Wyndham's Record Pipeline Is a Franchise Machine Win. Your RevPAR Is Someone Else's Problem.
Wyndham just posted its biggest development year ever while RevPAR dropped across the board. If you're a franchisee, you need to understand what that disconnect actually means for the person signing the checks.
Let me tell you something about the franchise business that nobody puts in the press release. The franchisor's best year and your worst year can be the exact same year. Wyndham just proved it.
Here are the numbers. 259,000 rooms in the pipeline. A record 870 development contracts signed in 2025... 18% more than the year before. 72,000 rooms opened, the most in company history. Net room growth of 4%. Adjusted EBITDA up 3% to $718 million. Dividend bumped 5%. Share buybacks humming along at $266 million. Wall Street gets a clean story. The asset-light model is working exactly as designed.
Now here's the other set of numbers. The ones your P&L actually cares about. Global RevPAR down 3% for the full year. U.S. RevPAR down 4%. Q4 was worse... domestic RevPAR fell 8%, and even backing out roughly 140 basis points of hurricane impact, that's still ugly. There was a $160 million non-cash charge tied to the insolvency of a large European franchisee. And the 2026 outlook? RevPAR guidance of negative 1.5% to positive 0.5%. That's Wyndham telling you, in their own words, that they're planning for flat to down at the property level.
I sat through a brand conference once where the CEO stood on stage talking about record pipeline growth and system expansion while a franchisee next to me was doing math on a cocktail napkin trying to figure out if he could make his debt service in Q3. The CEO wasn't lying. The franchisee wasn't wrong. They were just looking at two completely different businesses disguised as the same company. That's the franchise model. Wyndham collects fees on every room in the system whether that room is profitable or not. When they say 70% of new pipeline rooms are in midscale and above segments with higher FeePAR... that's higher fees per available room flowing to Parsippany. Not higher profit flowing to you.

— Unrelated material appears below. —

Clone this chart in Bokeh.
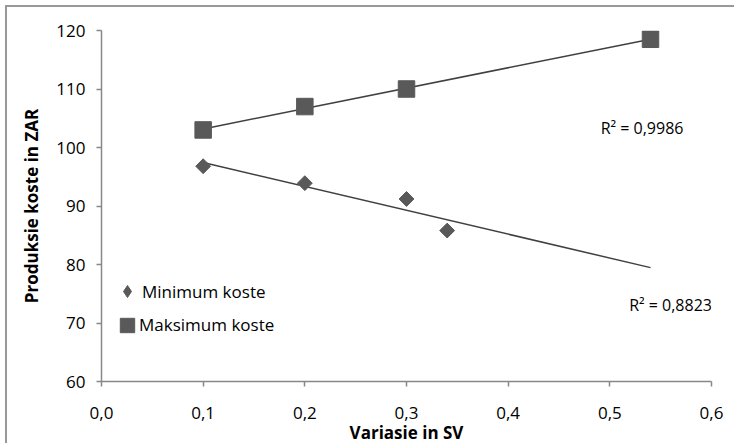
import numpy as np
from bokeh.plotting import figure
from bokeh.models import (FixedTicker, Legend, LegendItem, Label, Range1d)
from bokeh.embed import file_html
from bokeh.resources import INLINE

# ---- data ----
min_x = [0.1, 0.2, 0.3, 0.34]
min_y = [96.8, 93.9, 91.2, 85.8]
max_x = [0.1, 0.2, 0.3, 0.54]
max_y = [103.0, 107.0, 110.0, 118.5]
min_label = "Minimum koste"
max_label = "Maksimum koste"
r2_max_text = "R² = 0,9986"
r2_min_text = "R² = 0,8823"
x_ticks = [0.0, 0.1, 0.2, 0.3, 0.4, 0.5, 0.6]
x_tick_labels = ["0,0", "0,1", "0,2", "0,3", "0,4", "0,5", "0,6"]
y_ticks = [60, 70, 80, 90, 100, 110, 120]
x_title = "Variasie in SV"
y_title = "Produksie koste in ZAR"

FONT = "Open Sans"
FS = "17px"
MARK = "#595959"
LINE = "#404040"
AXIS = "#888888"

p = figure(width=734, height=446, output_backend="svg", toolbar_location=None,
           x_range=Range1d(0, 0.6), y_range=Range1d(60, 120),
           min_border_left=101, min_border_right=23, min_border_top=30, min_border_bottom=65)
p.outline_line_color = None
p.xgrid.visible = False
p.ygrid.visible = False
p.background_fill_color = "white"
p.border_fill_color = None
p.styles = {
    "background": "linear-gradient(#999999,#999999) 5px 5px / 2px 438px no-repeat, "
                  "linear-gradient(#999999,#999999) 5px 5px / 740px 2px no-repeat, white"
}

# trendlines (linear least squares fit)
all_x = min_x + max_x
tx = np.array([min(all_x), max(all_x)])
for xs, ys in ((min_x, min_y), (max_x, max_y)):
    k, b = np.polyfit(xs, ys, 1)
    p.line(tx, k * tx + b, line_color=LINE, line_width=1.5)

# minimum series: diamond (used for legend) under a rotated square (plot look)
r_min_leg = p.scatter(min_x, min_y, marker="diamond", size=13,
                      fill_color=MARK, line_color=MARK)
p.scatter(min_x, min_y, marker="square", angle=np.pi / 4, size=10.5,
          fill_color=MARK, line_color=MARK)
# maximum series: squares in screen units
r_max = p.rect(max_x, max_y, width=16.5, height=16.5, width_units="screen",
               height_units="screen", fill_color=MARK, line_color=MARK)

# axes
for ax in (p.xaxis[0], p.yaxis[0]):
    ax.axis_line_color = AXIS
    ax.axis_line_width = 1.5
    ax.major_tick_line_color = AXIS
    ax.major_tick_line_width = 1.5
    ax.major_tick_out = 5
    ax.major_tick_in = 0
    ax.minor_tick_line_color = None
    ax.major_label_text_font = FONT
    ax.major_label_text_font_size = FS
    ax.major_label_text_color = "black"
    ax.axis_label_text_font = FONT
    ax.axis_label_text_font_size = FS
    ax.axis_label_text_font_style = "bold"
    ax.axis_label_text_color = "black"

p.xaxis.ticker = FixedTicker(ticks=x_ticks)
p.xaxis.major_label_overrides = {t: l for t, l in zip(x_ticks, x_tick_labels)}
p.xaxis.major_label_standoff = 20
p.xaxis.axis_label = x_title
p.xaxis.axis_label_standoff = -1
p.yaxis.ticker = FixedTicker(ticks=y_ticks)
p.yaxis.major_label_standoff = 11
p.yaxis.axis_label = y_title
p.yaxis.axis_label_standoff = 10

# legends
leg1 = Legend(items=[LegendItem(label=min_label, renderers=[r_min_leg])],
              location=(11, 75), glyph_width=30, glyph_height=30, label_standoff=0,
              padding=0, margin=0, border_line_color=None, background_fill_alpha=0,
              label_text_font=FONT, label_text_font_size=FS, label_text_color="black")
leg2 = Legend(items=[LegendItem(label=max_label, renderers=[r_max])],
              location=(17, 45), glyph_width=18, glyph_height=18, label_standoff=3,
              padding=0, margin=0, border_line_color=None, background_fill_alpha=0,
              label_text_font=FONT, label_text_font_size=FS, label_text_color="black")
p.add_layout(leg1, "center")
p.add_layout(leg2, "center")

# R^2 labels
p.add_layout(Label(x=0.491, y=103.4, text=r2_max_text, text_baseline="middle",
                   text_font=FONT, text_font_size="16px", text_color="black"))
p.add_layout(Label(x=0.519, y=73.0, text=r2_min_text, text_baseline="middle",
                   text_font=FONT, text_font_size="16px", text_color="black"))

open("out.html", "w").write(file_html(p, INLINE))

Look, I'm not saying Wyndham is doing anything wrong here. They're doing exactly what an asset-light franchisor is supposed to do. The retention rate is nearly 96%, which means most owners are staying put. The extended-stay push (17% of the pipeline) is smart... that segment has real tailwinds. And chasing development near data centers and infrastructure projects is the kind of demand-source thinking that actually helps franchisees. But if you're a Wyndham franchisee running a 120-key economy or midscale property in a secondary market, and your RevPAR is declining while your franchise fees, loyalty assessments, and technology charges hold steady or increase... the math is getting tight. The franchisor's record year doesn't fix your GOP margin. Your owners are going to see the headline about record pipeline growth and ask why their asset isn't performing like the press release. You need to be ready for that conversation, and "the brand is growing" isn't the answer they're looking for.
Here's what nobody's asking. Wyndham signed 870 development contracts in a year when RevPAR went backwards. That means developers are betting on the future, not the present. If RevPAR stays flat or negative through 2026 (which Wyndham's own guidance suggests is the base case), some of those 259,000 pipeline rooms are going to open into a softer market than the pro forma assumed. We've seen this movie before. The pipeline looks incredible on the investor call. The property-level reality shows up about 18 months later when the stabilization projections don't hit and the owner's calling the management company asking what happened. If you're in the Wyndham system, don't let the record pipeline distract you from the revenue environment you're actually operating in right now.
If you're a Wyndham franchisee, pull your total brand cost as a percentage of revenue... franchise fees, loyalty, marketing fund, technology, all of it... and put it next to your trailing 12-month RevPAR trend. If the first number is holding steady while the second number is declining, you're paying a bigger effective percentage for the same (or less) brand value. That's the conversation to have with your ownership group before they have it with you. And if anyone from development is calling you about a second property, run the pro forma at the low end of that RevPAR guidance range, not the midpoint. The math needs to work at negative 1.5%, not positive 0.5%.